Warsaw, the city itself, was home to a pre-war population of 2 million people, and of the refugees that made it to our camps, the official UED census tabulated less than three thousand people that claimed to be from the city. That’s about a tenth of a percentage of the population that managed to escape. Granted, the first days of the war were chaotic, but how about the rest of Poland? What happened to the population? It seemed like the whole earth just opened up and swallowed them all. The Finns were even less lucky, barely ten thousand of them had managed to escape the country at all, with the vast Siberian wastelands to the north and the frozen Baltic to the west.
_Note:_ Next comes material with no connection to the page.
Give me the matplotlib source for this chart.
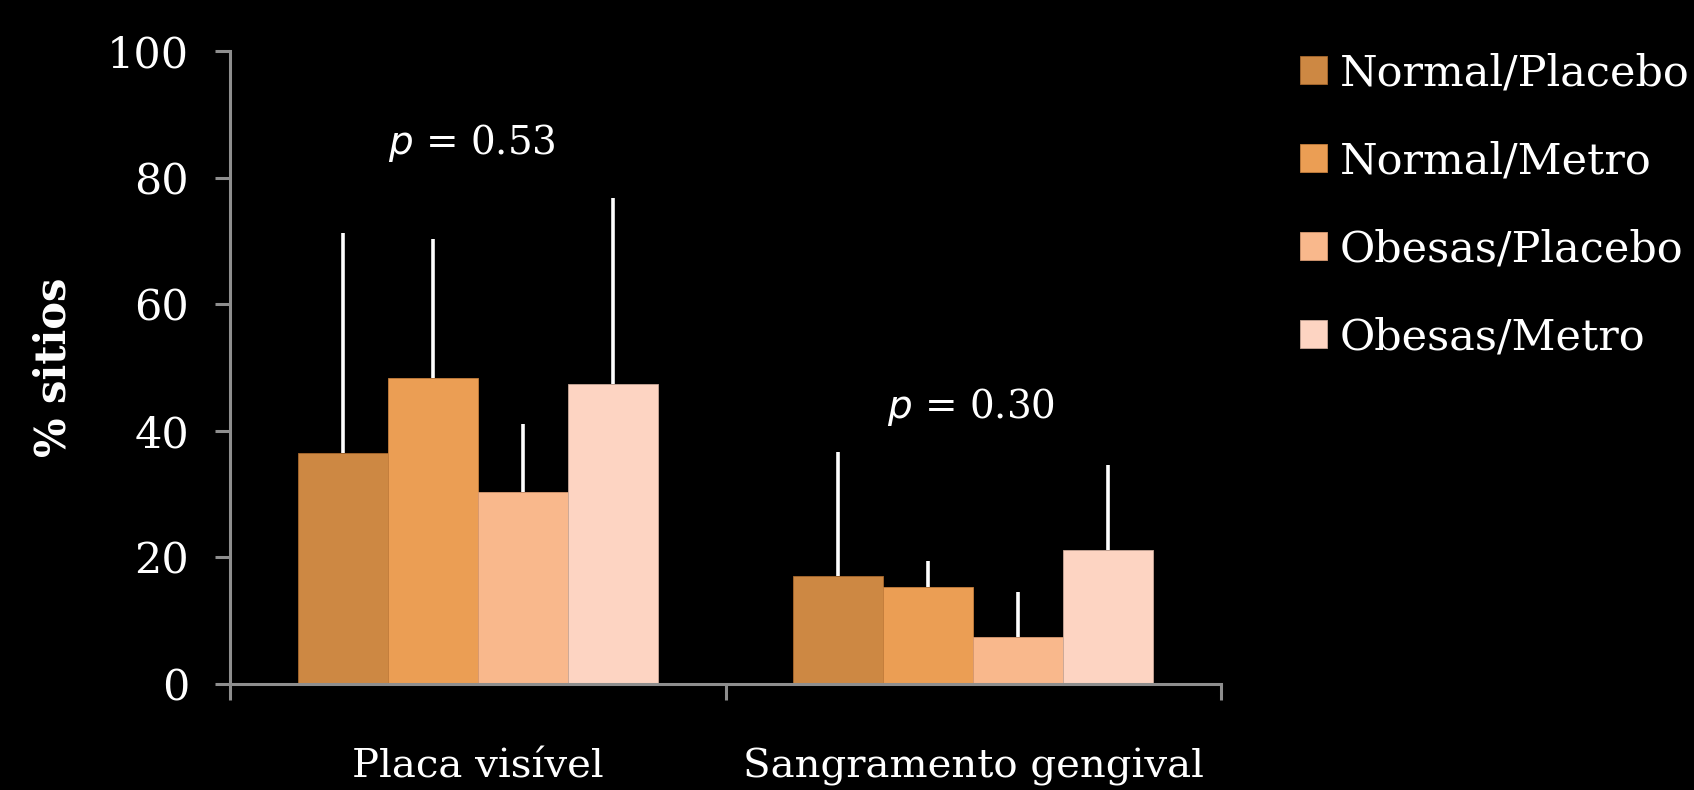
import matplotlib
matplotlib.use("Agg")
import matplotlib.pyplot as plt
import numpy as np

categories = ["Placa visível", "Sangramento gengival"]
series = ["Normal/Placebo", "Normal/Metro", "Obesas/Placebo", "Obesas/Metro"]
means = {
    "Normal/Placebo": [36.5, 17.1],
    "Normal/Metro":   [48.4, 15.3],
    "Obesas/Placebo": [30.4, 7.5],
    "Obesas/Metro":   [47.4, 21.2],
}
upper_err = {
    "Normal/Placebo": [34.8, 19.6],
    "Normal/Metro":   [21.9, 4.1],
    "Obesas/Placebo": [10.7, 7.1],
    "Obesas/Metro":   [29.4, 13.4],
}
colors = ["#CD8843", "#EB9E54", "#F9B88C", "#FDD4C2"]
edgecolors = ["#A8682E", "#C47E3C", "#D89A72", "#C9A898"]
p_labels = ["0.53", "0.30"]
yticks = [0, 20, 40, 60, 80, 100]

plt.rcParams['font.family'] = ['DejaVu Serif']
FS = 31

fig = plt.figure(figsize=(16.94, 7.90), dpi=100, facecolor='black')
ax = fig.add_axes([230/1694, 1-684/790, 991/1694, 633/790])
ax.set_facecolor('black')

x = np.arange(len(categories))
w = 0.1817
for i, s in enumerate(series):
    vals = means[s]
    errs = upper_err[s]
    ax.bar(x + (i - 1.5) * w, vals, width=w, color=colors[i],
           edgecolor=edgecolors[i], linewidth=0.6, label=s, zorder=2)
    ax.errorbar(x + (i - 1.5) * w, vals, yerr=[np.zeros(len(errs)), errs],
                fmt='none', ecolor='white', elinewidth=2.6, capsize=0, zorder=1)

ax.set_xlim(-0.5, 1.5)
ax.set_ylim(0, 100)
ax.set_yticks(yticks)
ax.set_yticklabels([str(t) for t in yticks], fontsize=FS, color='white')
ax.set_xticks([-0.5, 0.5, 1.5])
ax.set_xticklabels([])

axis_col = '#8E8E8E'
for side in ['top', 'right']:
    ax.spines[side].set_visible(False)
for side in ['left', 'bottom']:
    ax.spines[side].set_color(axis_col)
    ax.spines[side].set_linewidth(2.2)
ax.tick_params(axis='y', direction='out', length=10.5, width=2.2, color=axis_col, pad=19)
ax.tick_params(axis='x', direction='out', length=11.5, width=2.2, color=axis_col)

trans = matplotlib.transforms.blended_transform_factory(ax.transData, ax.transAxes)
for xi, c in zip(x, categories):
    ax.text(xi, (684 - 778) / 633, c, transform=trans, ha='center', va='baseline',
            fontsize=29, color='white')

p_pos = [(-0.1806, 83.8), (0.8253, 42.0)]
for (px, py), pl in zip(p_pos, p_labels):
    ax.text(px, py, r"$\mathit{p}$ = " + pl, ha='left', va='baseline',
            fontsize=28, color='white')

fig.text(54 / 1694, 1 - 367 / 790, "% sitios", rotation=90, ha='center', va='center',
         fontsize=30, fontweight='bold', color='white')

leg = fig.legend(loc='upper left', bbox_to_anchor=(1300 / 1694, 1 - 52 / 790),
                 frameon=False, fontsize=FS, labelcolor='white',
                 handlelength=0.63, handleheight=0.63, handletextpad=0.3,
                 labelspacing=1.07, borderpad=0, borderaxespad=0)

fig.savefig("out.png", dpi=100, facecolor='black')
I cannot imagine how it must have been like to be a Finn trying to escape the Chimera, especially in the freezing climate.

Little did we know, Poland and Finland would become case studies for what would eventually happen when the Chimera moved into their next phase of their invasion in Western Europe. By then even our well prepared camps were being overrun. After that, it was no longer a question of simply supplying the refugees, we had to evacuate them, not just from a country, but from the whole continent altogether. By the time we recognized the extent of the danger however, the Chimera were already on the offensive, never halting their advance as they reached into the heartland of Germany. Even today, we could not accurately count how many people were lost in the invasion. It is very difficult to fathom what could have happened to all those millions of missing people.


 
Thanks everyone for reading! :D i hope to answer more questions on the Chimera as we go on :D. That is coming.

A vote..who would like the next interview to be the start of the Rhineland campaign. I have an German artillery officer who may like to share some frontline stories with you :) or would you like me to head back to Asia for a quickie ;)
 
Perhaps it would time to return to Asia for a quickie and let rest Europe, I think.
 
if theres action in asia, then asia.
 
I would say deal with Germany as that is the current focus, as it were. And then perhaps look elsewhere.
 
I would say deal with Germany as that is the current focus, as it were. And then perhaps look elsewhere.

+1
 
I would like to know what happend to British India.
 
Both!
 
I vote for the primary focus to be on Germany, but there's no reason why the German officer couldn't throw in a sentence or three about what he had heard from Asia. I'm sure the European and Japanese commands were sharing information by this point.